Economia

Prove di pace Usa-Cina. Trump tende la mano: "Forse inutili altri dazi"

Il presidente americano: "Pechino vuole un accordo". Che è nell'interesse di Washington

Prove di pace Usa-Cina. Trump tende la mano: "Forse inutili altri dazi"

«Gli Stati Uniti forse non dovranno imporre nuovi dazi sulla Cina». Da decisionista duro e puro, granitico nel far valere il proprio ruolo, Donald Trump si sta trasformando nell'uomo dei forse. «Forse non avrei dovuto nominare Jerome Powell», aveva detto qualche settimana fa durante la fase più calda dello scontro sui tassi con la Federal Reserve. E ora, con un altro «may be», apre la porta a un inaspettato accordo di compromesso con Pechino che potrebbe essere il primo passo per mettere poi fine alla guerra commerciale in atto. L'occasione giusta per sottoscrivere l'intesa (o, per lo meno, una forma preliminare di pace») potrebbe essere data dal vertice del G20 a Buenos Aires, in programma il 30 novembre e il primo dicembre, quando a margine del summit il tycoon e il presidente cinese, Xi Jinping, dovrebbero incontrarsi.

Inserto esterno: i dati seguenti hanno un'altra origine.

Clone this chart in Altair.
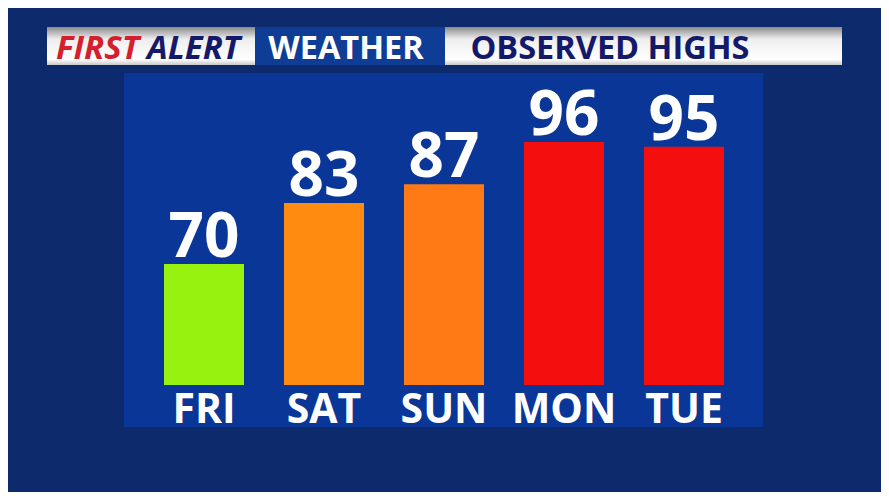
import altair as alt
import pandas as pd

# ---- data ----
days = ["FRI", "SAT", "SUN", "MON", "TUE"]
highs = [70, 83, 87, 96, 95]
bar_colors = ["#98f20f", "#ff8b10", "#ff7a15", "#f40e0e", "#f40e0e"]

title_left_red = "FIRST"
title_left_navy = "ALERT"
title_mid = "WEATHER"
title_right = "OBSERVED HIGHS"

BASE = 44.2  # value at bar baseline

df = pd.DataFrame({"day": days, "high": highs, "color": bar_colors})
one = pd.DataFrame({"k": [0]})

W, H = 873, 484
FONT = "Open Sans"
NAVY = "#15196a"
RED = "#d51f2d"

white_grad = alt.Gradient(
    gradient="linear",
    stops=[
        alt.GradientStop(color="#8a8a8a", offset=0),
        alt.GradientStop(color="#eeeeee", offset=0.32),
        alt.GradientStop(color="#ffffff", offset=0.85),
        alt.GradientStop(color="#c8c8c8", offset=1),
    ],
    x1=0, x2=0, y1=0, y2=1,
)

xs = alt.Scale(domain=days, range=[136, 736], paddingInner=1/3, paddingOuter=1/6)
ys = alt.Scale(domain=[BASE, 96], range=[377, 134], zero=False, nice=False)

panel = alt.Chart(one).mark_rect(color="#0a3697").encode(
    x=alt.value(116), x2=alt.value(755), y=alt.value(65), y2=alt.value(419)
)

hdr_white1 = alt.Chart(one).mark_rect(fill=white_grad).encode(
    x=alt.value(39), x2=alt.value(247), y=alt.value(19), y2=alt.value(57)
)
hdr_blue = alt.Chart(one).mark_rect(color="#0f3d96").encode(
    x=alt.value(247), x2=alt.value(437), y=alt.value(19), y2=alt.value(57)
)
hdr_white2 = alt.Chart(one).mark_rect(fill=white_grad).encode(
    x=alt.value(437), x2=alt.value(834), y=alt.value(19), y2=alt.value(57)
)

t_first = alt.Chart(one).mark_text(
    text=title_left_red, font=FONT, fontSize=33, fontWeight="bold", fontStyle="italic",
    color=RED, align="left", baseline="alphabetic"
).encode(x=alt.value(48), y=alt.value(51))
t_alert = alt.Chart(one).mark_text(
    text=title_left_navy, font=FONT, fontSize=33, fontWeight="bold", fontStyle="italic",
    color=NAVY, align="left", baseline="alphabetic"
).encode(x=alt.value(139), y=alt.value(51))
t_weather = alt.Chart(one).mark_text(
    text=title_mid, font=FONT, fontSize=32.5, fontWeight="bold",
    color="white", align="center", baseline="alphabetic"
).encode(x=alt.value(338), y=alt.value(51))
t_obs = alt.Chart(one).mark_text(
    text=title_right, font=FONT, fontSize=32.5, fontWeight="bold",
    color=NAVY, align="center", baseline="alphabetic"
).encode(x=alt.value(602), y=alt.value(51))

bars = alt.Chart(df).mark_bar().encode(
    x=alt.X("day:N", scale=xs, axis=None, sort=days),
    y=alt.Y("high:Q", scale=ys, axis=None),
    y2=alt.datum(BASE),
    color=alt.Color("color:N", scale=None),
)

vals = alt.Chart(df).mark_text(
    font=FONT, fontSize=62, fontWeight="bold", color="white",
    baseline="alphabetic", align="center", dy=-7
).encode(
    x=alt.X("day:N", scale=xs, axis=None, sort=days),
    y=alt.Y("high:Q", scale=ys, axis=None),
    text=alt.Text("high:Q"),
)

labels = alt.Chart(df).mark_text(
    font=FONT, fontSize=41, fontWeight="bold", color="white",
    baseline="alphabetic", align="center"
).encode(
    x=alt.X("day:N", scale=xs, axis=None, sort=days),
    y=alt.value(415),
    text="day:N",
)

chart = alt.layer(
    panel, hdr_white1, hdr_blue, hdr_white2, t_first, t_alert, t_weather, t_obs,
    bars, vals, labels
).properties(
    width=W, height=H,
    autosize=alt.AutoSizeParams(type="none"),
    padding=0,
    background="#0c2a6c",
).configure_view(stroke=None)

chart.save("out.html", embed_options={"renderer": "svg", "actions": False})
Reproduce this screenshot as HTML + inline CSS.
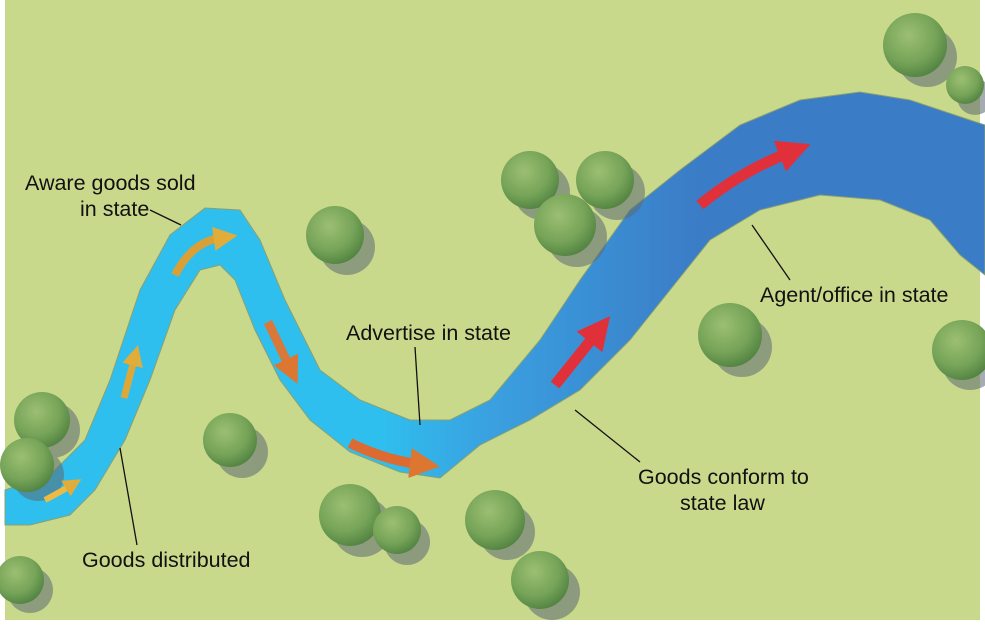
<!DOCTYPE html>
<html><head><meta charset="utf-8"><style>
html,body{margin:0;padding:0;background:#fff}
svg{display:block}
text{font-family:"Liberation Sans",sans-serif;font-size:21.5px;fill:#111}
</style></head><body>
<svg width="985" height="625" viewBox="0 0 985 625" xmlns="http://www.w3.org/2000/svg">
<defs>
<linearGradient id="rv" gradientUnits="userSpaceOnUse" x1="380" y1="0" x2="700" y2="0">
<stop offset="0" stop-color="#2fbfee"/><stop offset="0.35" stop-color="#3aa0e0"/><stop offset="1" stop-color="#3b7cc6"/></linearGradient>
<radialGradient id="tr" cx="0.4" cy="0.35" r="0.7"><stop offset="0" stop-color="#9cbf72"/><stop offset="0.6" stop-color="#76a458"/><stop offset="1" stop-color="#4f8040"/></radialGradient>
<marker id="ay" markerWidth="3" markerHeight="3" refX="0.8" refY="1.5" orient="auto" markerUnits="strokeWidth"><path d="M0,0 L3,1.5 L0,3z" fill="#e0ac3a"/></marker>
<marker id="ao" markerWidth="3" markerHeight="3" refX="0.8" refY="1.5" orient="auto" markerUnits="strokeWidth"><path d="M0,0 L3,1.5 L0,3z" fill="#dc7630"/></marker>
<marker id="ar" markerWidth="3" markerHeight="3" refX="0.8" refY="1.5" orient="auto" markerUnits="strokeWidth"><path d="M0,0 L3,1.5 L0,3z" fill="#e0313a"/></marker>
</defs>
<rect x="5" y="0" width="975" height="620" fill="#c9d98c"/>
<path d="M5,490 L50,475 L85,440 L110,380 L140,290 L170,235 L205,208 L240,210 L260,240 L285,300 L320,370 L360,400 L410,420 L450,420 L490,400 L540,340 L580,280 L630,210 L680,170 L740,125 L800,100 L860,92 L910,100 L985,125 L985,275 L960,255 L930,220 L880,200 L820,195 L760,210 L710,240 L670,290 L630,340 L580,390 L530,420 L480,445 L440,478 L400,472 L350,452 L310,420 L280,380 L255,330 L235,280 L220,265 L200,270 L175,310 L150,380 L125,440 L95,490 L70,515 L30,525 L5,525 Z" fill="url(#rv)" stroke="#8aa070" stroke-width="1"/>
<g fill="#5c6a72" opacity="0.55">
<circle cx="52" cy="430" r="28"/><circle cx="38" cy="475" r="26"/><circle cx="347" cy="247" r="28"/><circle cx="242" cy="452" r="26"/><circle cx="542" cy="192" r="28"/><circle cx="617" cy="192" r="28"/><circle cx="577" cy="237" r="30"/><circle cx="927" cy="57" r="30"/><circle cx="742" cy="347" r="30"/><circle cx="970" cy="362" r="28"/><circle cx="362" cy="527" r="30"/><circle cx="407" cy="542" r="23"/><circle cx="507" cy="532" r="28"/><circle cx="552" cy="592" r="28"/><circle cx="30" cy="590" r="23"/><circle cx="975" cy="97" r="18"/>
</g>
<g fill="url(#tr)">
<circle cx="42" cy="420" r="28"/><circle cx="27" cy="465" r="27"/><circle cx="335" cy="235" r="29"/><circle cx="230" cy="440" r="27"/><circle cx="530" cy="180" r="29"/><circle cx="605" cy="180" r="29"/><circle cx="565" cy="225" r="31"/><circle cx="915" cy="45" r="32"/><circle cx="965" cy="85" r="19"/><circle cx="730" cy="335" r="32"/><circle cx="962" cy="350" r="30"/><circle cx="350" cy="515" r="31"/><circle cx="397" cy="530" r="24"/><circle cx="495" cy="520" r="30"/><circle cx="540" cy="580" r="29"/><circle cx="20" cy="580" r="24"/>
</g>
<g fill="none" stroke-linecap="butt">
<path d="M45,500 Q60,492 70,486" stroke="#ecba45" stroke-width="6" marker-end="url(#ay)"/>
<path d="M124,398 L134,360" stroke="#dca83a" stroke-width="7" marker-end="url(#ay)"/>
<path d="M175,275 Q192,242 220,238" stroke="#d9a038" stroke-width="8" marker-end="url(#ay)"/>
<path d="M268,322 L289,366" stroke="#d8783a" stroke-width="9" marker-end="url(#ao)"/>
<path d="M350,443 Q385,460 418,464" stroke="#dd6a30" stroke-width="10" marker-end="url(#ao)"/>
<path d="M555,385 L595,335" stroke="#e0313a" stroke-width="11" marker-end="url(#ar)"/>
<path d="M700,205 Q740,172 788,153" stroke="#e0313a" stroke-width="11" marker-end="url(#ar)"/>
</g>
<g stroke="#111" stroke-width="1.3" fill="none">
<path d="M150,210 L181,225"/>
<path d="M415,347 L420,425"/>
<path d="M790,280 L752,225"/>
<path d="M640,462 L575,410"/>
<path d="M137,545 L120,448"/>
</g>
<text x="25" y="190">Aware goods sold</text>
<text x="80" y="216">in state</text>
<text x="346" y="340">Advertise in state</text>
<text x="760" y="302">Agent/office in state</text>
<text x="638" y="484">Goods conform to</text>
<text x="680" y="510">state law</text>
<text x="82" y="567">Goods distributed</text>
</svg>
</body></html>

Le parole di The Donald sembrano lasciare intendere che la Casa Bianca non abbia intenzione di perseguire la linea dura col Dragone. E per un motivo. Washington è convinta di poter negoziare da una posizione di forza. Per due motivi. Uno è di carattere strettamente economico: «Abbiamo imposto tariffe su 250 miliardi di dollari di merci cinesi e sono pronte altre tasse per altri 267 miliardi di dollari, se vogliamo», ha ricordato ieri il presidente Usa durante un incontro con i giornalisti. L'altro riguarda il fatto che l'ex Celeste Impero sembra essere sceso a più miti consigli: «La Cina vuole raggiungere un accordo. Hanno inviato un elenco di ciò che sono disposti a fare. Per me, non è ancora accettabile visto che dobbiamo avere un commercio reciproco, non un commercio pensato per degli stupidi, perché è così che si sono approfittati del nostro Paese. Ma penso che un accordo lo troveremo».

Dopo i segnali distensivi lanciati da Trump, in serata Wall Street è migliorata (+0,4% a un'ora dalla chiusura). Alcuni osservatori hanno fatto, però, notare come sia nell'interesse della Casa Bianca trovare un accordo con Pechino, non essendo gestibili contemporaneamente una trade war e altri rialzi dei tassi. In dicembre ne deciderà un altro, mentre per il prossimo anno sono previsti tre aumenti dei tassi, destinati verosimilmente a collocarsi a fine 2019 al 3-3,25%. L'invito rivolto dalla presidenza Usa alla banca centrale a muoversi con più cautela è stato raccolto ieri dal Wall Street Journal in un articolo intitolato «L'America non è un'isola». La tesi del quotidiano simbolo del capitalismo è che sia Trump sia Powell devono adattarsi al rallentamento dell'economia globale, alla volatilità del mercato dei cambi e alle incertezze politiche che investono l'Europa (Italia e Brexit).

Così, la Fed «dovrebbe ripensare all'aumento dei tassi in dicembre» e «valutare se allargare la forbice tra la politica monetaria Usa e quelle straniere in un momento fragile, in cui gli investitori globali richiedono più dollari».